Stop Worrying About Sulfites
Bonné makes the case for an end to the war on sulfites in The New Wine Rules. His reasoning? “They’re naturally occurring and often a byproduct of the winemaking process.”
He explains that only around 1% of the U.S. population has true allergies or sensitivities to sulfites. and usually those bad reactions you’re having are from the histamines or alcohol (AKA, a hangover).
Experiment With Comparisons
If you’re looking for a more advanced wine rule, why not dive into the world of rare wines? “Working with the most extensive inventory of fine and rare wines, I like to find a current vintage of a wine from a winery and then find a back-vintage wine from the same producer in our inventory,” Mikaela Haynes, the vice president of operations at Benchmark Wine Group, says. “It is fascinating to see the progression of the wine side by side.”
Pick Versatile Wines
If you’re picking up a bottle of wine for a party and don’t know what will be served, reach for versatile wines. “Chablis is the perfect wine to bring to a dinner because you know it will pair with at least one course,” Cristie Norman, the CEO of Cristie Norman, Inc. and sommelier at Spago Beverly Hills, tells MyDomaine.
Recreate Popular Pairings
If you’ve yet to establish your favorite food and wine pairings, Jen Saxby, sommelier and marketing manager at Benchmark Wine Group, suggests checking your local sources. “Especially now with the holidays upon us, there are many online retail companies putting up blogs with their favorite holiday pairings," she says.
Find Fine Wines With Affordable Price Tags
You don’t have to spend hundreds of dollars on a bottle to drink a quality wine.

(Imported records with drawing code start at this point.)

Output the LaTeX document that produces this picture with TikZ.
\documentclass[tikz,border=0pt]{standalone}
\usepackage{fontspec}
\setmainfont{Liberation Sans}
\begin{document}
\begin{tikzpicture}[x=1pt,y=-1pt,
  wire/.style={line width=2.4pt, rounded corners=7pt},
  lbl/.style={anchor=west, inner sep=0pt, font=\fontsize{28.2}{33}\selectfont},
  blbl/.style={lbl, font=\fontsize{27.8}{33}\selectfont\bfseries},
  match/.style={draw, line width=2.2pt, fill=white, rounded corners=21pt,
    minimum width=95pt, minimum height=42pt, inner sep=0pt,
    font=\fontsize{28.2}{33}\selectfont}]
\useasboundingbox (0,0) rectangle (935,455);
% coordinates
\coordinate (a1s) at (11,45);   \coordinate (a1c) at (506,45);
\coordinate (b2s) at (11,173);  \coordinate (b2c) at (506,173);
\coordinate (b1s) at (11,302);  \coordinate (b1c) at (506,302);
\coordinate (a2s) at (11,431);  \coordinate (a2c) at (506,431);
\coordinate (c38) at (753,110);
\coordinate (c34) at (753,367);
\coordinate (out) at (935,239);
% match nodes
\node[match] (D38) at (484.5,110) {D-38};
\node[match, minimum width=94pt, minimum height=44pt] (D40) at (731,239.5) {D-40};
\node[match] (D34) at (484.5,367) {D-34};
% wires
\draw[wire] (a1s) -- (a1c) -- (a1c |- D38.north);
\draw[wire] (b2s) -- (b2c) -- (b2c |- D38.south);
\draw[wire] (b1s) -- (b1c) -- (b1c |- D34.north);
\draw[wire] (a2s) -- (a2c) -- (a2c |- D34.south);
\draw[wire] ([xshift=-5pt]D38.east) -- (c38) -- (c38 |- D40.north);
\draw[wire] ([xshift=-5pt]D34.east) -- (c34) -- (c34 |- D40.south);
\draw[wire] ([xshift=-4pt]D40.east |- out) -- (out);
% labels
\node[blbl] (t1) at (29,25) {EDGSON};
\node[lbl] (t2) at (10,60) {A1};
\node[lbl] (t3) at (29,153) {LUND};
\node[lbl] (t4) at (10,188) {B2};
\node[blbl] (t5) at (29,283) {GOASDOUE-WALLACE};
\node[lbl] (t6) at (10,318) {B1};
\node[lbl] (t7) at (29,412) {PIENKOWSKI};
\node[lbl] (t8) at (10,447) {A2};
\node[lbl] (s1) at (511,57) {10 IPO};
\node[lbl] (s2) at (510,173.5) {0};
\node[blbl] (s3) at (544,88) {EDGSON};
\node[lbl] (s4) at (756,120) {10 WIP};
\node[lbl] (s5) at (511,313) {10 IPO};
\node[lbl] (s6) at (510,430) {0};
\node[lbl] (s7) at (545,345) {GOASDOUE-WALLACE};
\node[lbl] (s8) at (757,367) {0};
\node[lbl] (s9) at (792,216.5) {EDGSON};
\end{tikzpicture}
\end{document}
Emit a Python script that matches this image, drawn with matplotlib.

Bonné asserts that, “Few places in the world can justify a wine over $100, but it’s hard to find wines under $15 that are distinctive and made with care.”
Need an idea to get you started? “I highly recommend Post & Beam Cabernet Sauvignon to those who don't want to spend $200 on a Cabernet, but still want something that tastes like it,” Erik Segelbaum, the vice president of the United Sommeliers Foundation, suggests.